Turn another ear to the goth trance of Pictureplane on Dark Rift (Lovepump Unlimited) and the frozen odes of Cold Cave on Cremations (Hospital Productions) and Love Comes Close (Matador). Here we have new incarnations of Trent Reznor circa-Pretty Hate Machine (TVT, 1989) industrial and electronic, yes, but with the kind of melodic sense that set Reznor apart. Cold Cave’s Wesley Eisold taps into Reznor’s rage on some of Cremations‘ louder moments, and his grasp of atmospherics is Flood-level. Travis Egedy of Pictureplane is more fey than Reznor, but he and Eisold, like their forebear, craft alienation anthems from lonely spots on a vast America.
Madchester, are you here again? The sweeter sounds on Dark Rift and a pop thrill such as Memory Tapes’ Seek Magic track "Graphics" wouldn’t be out of place on New Order’s Technique (Factory, 1988), which shifted from lush gleaming open stretches to more manic machinations. All praise electronic music in 1989, when Arthur Russell was moving from a world of echo to another thought, and Bob Stanley and Pete Wiggs of Saint Etienne were putting together the first elements of a scheme that would soon yield Saint Etienne’s debut single, a 1990 cover of Neil Young’s "Only Love Can Break Your Heart."
Twenty years from their inception, Saint Etienne are a major touchstone for some of this year’s most acclaimed or interesting releases. Every act on the Swedish Sincerely Yours label could qualify as a child of Saint Etienne’s Foxbase Alpha (Heavenly, 1991), or as baggy-era revivalists. In 2008, that meant the Honeydrips, and also the Tough Alliance, whose A New Chance suggested lost outtakes from Happy Mondays’ Madchester Rave EP (Factory, 1989). In 2009, jj’s No. 2 and Air France’s No Way Down tapped into the femme pop of Stanley, Wiggs, and Sarah Cracknell. A different, perhaps more fascinating phenom floats forth from the radiophonic odds and ends of Foxbase Alpha and especially Saint Etienne’s So Tough (Heavenly, 1992). Rooj’s The Transactional Dharma of Rooj (Ghost Box) and Broadcast and the Focus Group’s Broadcast and the Focus Group Investigate Witch Cults of the Radio Age (Warp) go hauntologically further with Stanley’s and Wiggs’ practice of searching for spirits through a twist of the radio dial.

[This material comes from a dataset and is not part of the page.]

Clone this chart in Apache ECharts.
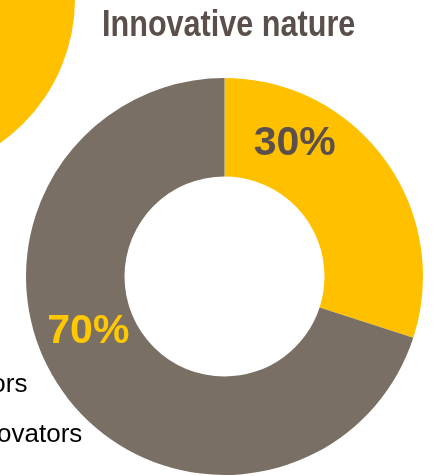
<!DOCTYPE html>
<html>
<head>
<meta charset="utf-8">
<title>Innovative nature</title>
<script src="https://cdn.jsdelivr.net/npm/echarts@6/dist/echarts.min.js"></script>
<style>
  html, body { margin: 0; padding: 0; background: #ffffff; }
  #chart { width: 439px; height: 476px; }
</style>
</head>
<body>
<div id="chart"></div>
<script>
// Share of firms by innovative nature (percent)
const titleText = 'Innovative nature';
const categories = ['Innovators', 'Non-innovators'];
const shares = [30, 70];
const sliceColors = ['#FFC000', '#7A6F65'];
const labelColors = ['#5B4F4B', '#FFC800'];

// Shift each percentage label away from the slice mid-point
const labelShift = [
  { dx: -53, dy: -43 },
  { dx: -13, dy: -34 }
];

const chart = echarts.init(document.getElementById('chart'), null, { renderer: 'canvas' });

chart.setOption({
  animation: false,
  backgroundColor: '#ffffff',
  legend: {
    orient: 'vertical',
    left: -129,
    top: 367,
    itemWidth: 25,
    itemHeight: 26,
    itemGap: 24,
    icon: 'rect',
    selectedMode: false,
    textStyle: {
      fontFamily: '"Liberation Sans", Arial, sans-serif',
      fontSize: 26,
      color: '#000000'
    },
    data: categories
  },
  graphic: [
    {
      // decorative disc from the neighbouring panel
      type: 'circle',
      silent: true,
      z: -1,
      shape: { cx: -101, cy: -1, r: 176 },
      style: { fill: '#FFC000' }
    },
    {
      // condensed heading: bold sans squeezed horizontally
      type: 'text',
      silent: true,
      x: 102,
      y: 8,
      scaleX: 0.85,
      style: {
        text: titleText,
        fontFamily: '"Liberation Sans", Arial, sans-serif',
        fontWeight: 'bold',
        fontSize: 36,
        fill: '#5B4F4B',
        align: 'left',
        verticalAlign: 'top'
      }
    }
  ],
  series: [
    {
      type: 'pie',
      center: [224.5, 276.5],
      radius: [100, 198.5],
      startAngle: 90,
      clockwise: true,
      silent: true,
      avoidLabelOverlap: false,
      itemStyle: { borderWidth: 0 },
      emphasis: { disabled: true },
      label: {
        show: true,
        position: 'inside',
        formatter: '{c}%',
        fontFamily: '"Liberation Sans", Arial, sans-serif',
        fontWeight: 'bold',
        fontSize: 41
      },
      labelLine: { show: false },
      labelLayout: function (params) {
        return labelShift[params.dataIndex];
      },
      data: categories.map(function (name, i) {
        return {
          name: name,
          value: shares[i],
          itemStyle: { color: sliceColors[i] },
          label: { color: labelColors[i] }
        };
      })
    }
  ]
});
</script>
</body>
</html>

It’s 1989: Andrew Weatherall is about to fuse his dancefloor acumen with My Bloody Valentine’s noise-bliss on the epic "Soon." It’s 2009: Weatherall returns to the realm of epic rock electronics with Fuck Buttons’ Tarot Sport (ATP). Here in San Francisco, a new brigade of superb rock bands Girls, the Mantles, the Fresh and Onlys arrives, all of whom wouldn’t sound out of place on Alan McGee’s Creation label back when Shields was spending all of its money in the studio. This year brings reissues of Loop’s Heaven’s End (Head, 1987), The World in Your Eyes (Head, 1987), Fade Out (Chapter 22, 1988), and A Gilded Eternity (1990, Situation Two), while spacemen-two acts such as California’s Crocodiles (on Summer of Hate, Fat Possum) and Moon Duo loop listeners back twenty years in time like a retro-futurist astronauts.
Just last week, the DJ Alexis Le-Tan told me that 2009 should have been another summer of love, like 1967 and 1988. In the new book 1989: Bob Dylan Didn’t Have This to Sing About (University of California Press, 198 pages, $21.95), the Bay Area critic and poet Joshua Clover uses Public Enemy, N.W.A., and the birth of Nirvana to establish 1989 as a pivotal year in popular music. It’s a point that the music this year argues just as convincingly on an understated scale, whether it’s Blues Control charting the quiet moments of Sonic Youth’s Daydream Nation (Enigma, 1988), Night Control coming off like the next Guided By Voices, or Kurt Vile and Wavves jousting cross-coastal for the role of son of Dinosaur Jr. Listen back to look forward.